◆ **To be done**
Word for word, copy all the data and drop the pictures.
■ ■ ■ ■
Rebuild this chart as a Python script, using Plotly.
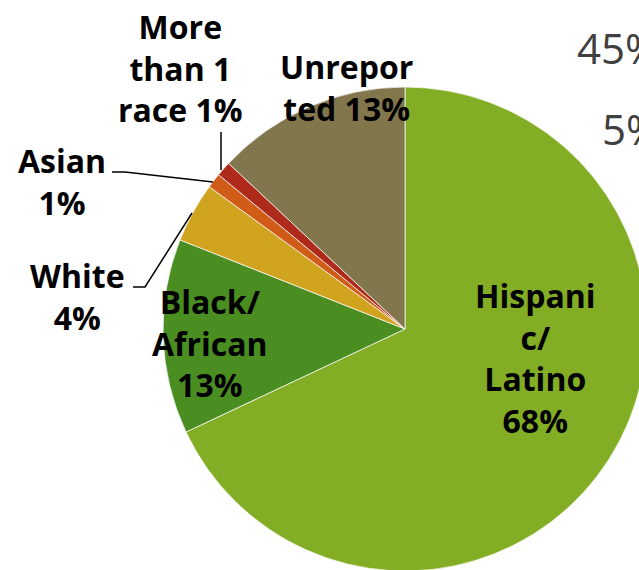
import plotly.graph_objects as go

# ---- data ----
categories = ["Hispanic/Latino", "Black/African", "White", "Asian",
              "More than 1 race", "Unreported"]
display_names = ["Hispani<br>c/<br>Latino", "Black/<br>African", "White", "Asian",
                 "More<br>than 1<br>race", "Unrepor<br>ted"]
values = [68, 13, 4, 1, 1, 13]
side_numbers = ["45%", "5%"]  # partial text cut off at the right edge

colors = ["#82AD24", "#4A8E21", "#D0A41F", "#D05C17", "#AE2A1A", "#82764D"]

W, H = 660, 580


def px(x, y):
    return x / W, 1 - y / H


cx, cy, r = 405, 329, 242
x0, y1 = px(cx - r, cy - r)
x1, y0 = px(cx + r, cy + r)

fig = go.Figure(go.Pie(
    labels=categories,
    values=values,
    sort=False,
    direction="clockwise",
    rotation=0,
    textinfo="none",
    hoverinfo="label+percent",
    marker=dict(colors=colors, line=dict(color="rgba(255,255,255,0.7)", width=1)),
    domain=dict(x=[x0, x1], y=[y0, y1]),
    showlegend=False,
))

total = sum(values)
pct = [f"{round(v * 100 / total)}%" for v in values]

# label text built from data; percentage on its own line or appended
same_line = {4, 5}
label_texts = []
for i, name in enumerate(display_names):
    sep = " " if i in same_line else "<br>"
    label_texts.append(f"{name}{sep}{pct[i]}")

label_pos = [(535, 358), (210, 343), (77, 296), (62, 181), (180, 68), (346, 87)]

annotations = []
for txt, (lx, ly) in zip(label_texts, label_pos):
    ax, ay = px(lx, ly)
    annotations.append(dict(
        x=ax, y=ay, xref="paper", yref="paper", text=txt, showarrow=False,
        xanchor="center", yanchor="middle", align="center",
        font=dict(family="Open Sans", size=32, color="#000000", weight="bold"),
    ))

for txt, (lx, ly) in zip(side_numbers, [(575, 47), (600, 128)]):
    ax, ay = px(lx, ly)
    annotations.append(dict(
        x=ax, y=ay, xref="paper", yref="paper", text=txt, showarrow=False,
        xanchor="left", yanchor="middle",
        font=dict(family="Open Sans", size=42, color="#404040"),
    ))


def path(points):
    d = ""
    for i, (x, y) in enumerate(points):
        X, Y = px(x, y)
        d += ("M" if i == 0 else "L") + f"{X:.5f},{Y:.5f} "
    return d


leaders = [
    [(133, 287), (145, 287), (192, 213)],
    [(112, 172), (125, 172), (213, 182)],
    [(221, 132), (221, 170)],
]
shapes = [dict(type="path", xref="paper", yref="paper", path=path(p),
               line=dict(color="#000000", width=1.5)) for p in leaders]

fig.update_layout(
    width=W, height=H,
    margin=dict(l=0, r=0, t=0, b=0),
    paper_bgcolor="white",
    plot_bgcolor="white",
    annotations=annotations,
    shapes=shapes,
)

fig.write_html("out.html",
               config={"displayModeBar": False},
               post_script="document.body.style.margin='0';document.body.style.overflow='hidden';document.documentElement.style.overflow='hidden';")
■ ■ ■ ■
◆ **Written reply**
Rebuild this chart as a Python script, using Plotly.
import plotly.graph_objects as go

# ---- data ----
categories = ["Hispanic/Latino", "Black/African", "White", "Asian",
              "More than 1 race", "Unreported"]
display_names = ["Hispani<br>c/<br>Latino", "Black/<br>African", "White", "Asian",
                 "More<br>than 1<br>race", "Unrepor<br>ted"]
values = [68, 13, 4, 1, 1, 13]
side_numbers = ["45%", "5%"]  # partial text cut off at the right edge

colors = ["#82AD24", "#4A8E21", "#D0A41F", "#D05C17", "#AE2A1A", "#82764D"]

W, H = 660, 580


def px(x, y):
    return x / W, 1 - y / H


cx, cy, r = 405, 329, 242
x0, y1 = px(cx - r, cy - r)
x1, y0 = px(cx + r, cy + r)

fig = go.Figure(go.Pie(
    labels=categories,
    values=values,
    sort=False,
    direction="clockwise",
    rotation=0,
    textinfo="none",
    hoverinfo="label+percent",
    marker=dict(colors=colors, line=dict(color="rgba(255,255,255,0.7)", width=1)),
    domain=dict(x=[x0, x1], y=[y0, y1]),
    showlegend=False,
))

total = sum(values)
pct = [f"{round(v * 100 / total)}%" for v in values]

# label text built from data; percentage on its own line or appended
same_line = {4, 5}
label_texts = []
for i, name in enumerate(display_names):
    sep = " " if i in same_line else "<br>"
    label_texts.append(f"{name}{sep}{pct[i]}")

label_pos = [(535, 358), (210, 343), (77, 296), (62, 181), (180, 68), (346, 87)]

annotations = []
for txt, (lx, ly) in zip(label_texts, label_pos):
    ax, ay = px(lx, ly)
    annotations.append(dict(
        x=ax, y=ay, xref="paper", yref="paper", text=txt, showarrow=False,
        xanchor="center", yanchor="middle", align="center",
        font=dict(family="Open Sans", size=32, color="#000000", weight="bold"),
    ))

for txt, (lx, ly) in zip(side_numbers, [(575, 47), (600, 128)]):
    ax, ay = px(lx, ly)
    annotations.append(dict(
        x=ax, y=ay, xref="paper", yref="paper", text=txt, showarrow=False,
        xanchor="left", yanchor="middle",
        font=dict(family="Open Sans", size=42, color="#404040"),
    ))


def path(points):
    d = ""
    for i, (x, y) in enumerate(points):
        X, Y = px(x, y)
        d += ("M" if i == 0 else "L") + f"{X:.5f},{Y:.5f} "
    return d


leaders = [
    [(133, 287), (145, 287), (192, 213)],
    [(112, 172), (125, 172), (213, 182)],
    [(221, 132), (221, 170)],
]
shapes = [dict(type="path", xref="paper", yref="paper", path=path(p),
               line=dict(color="#000000", width=1.5)) for p in leaders]

fig.update_layout(
    width=W, height=H,
    margin=dict(l=0, r=0, t=0, b=0),
    paper_bgcolor="white",
    plot_bgcolor="white",
    annotations=annotations,
    shapes=shapes,
)

fig.write_html("out.html",
               config={"displayModeBar": False},
               post_script="document.body.style.margin='0';document.body.style.overflow='hidden';document.documentElement.style.overflow='hidden';")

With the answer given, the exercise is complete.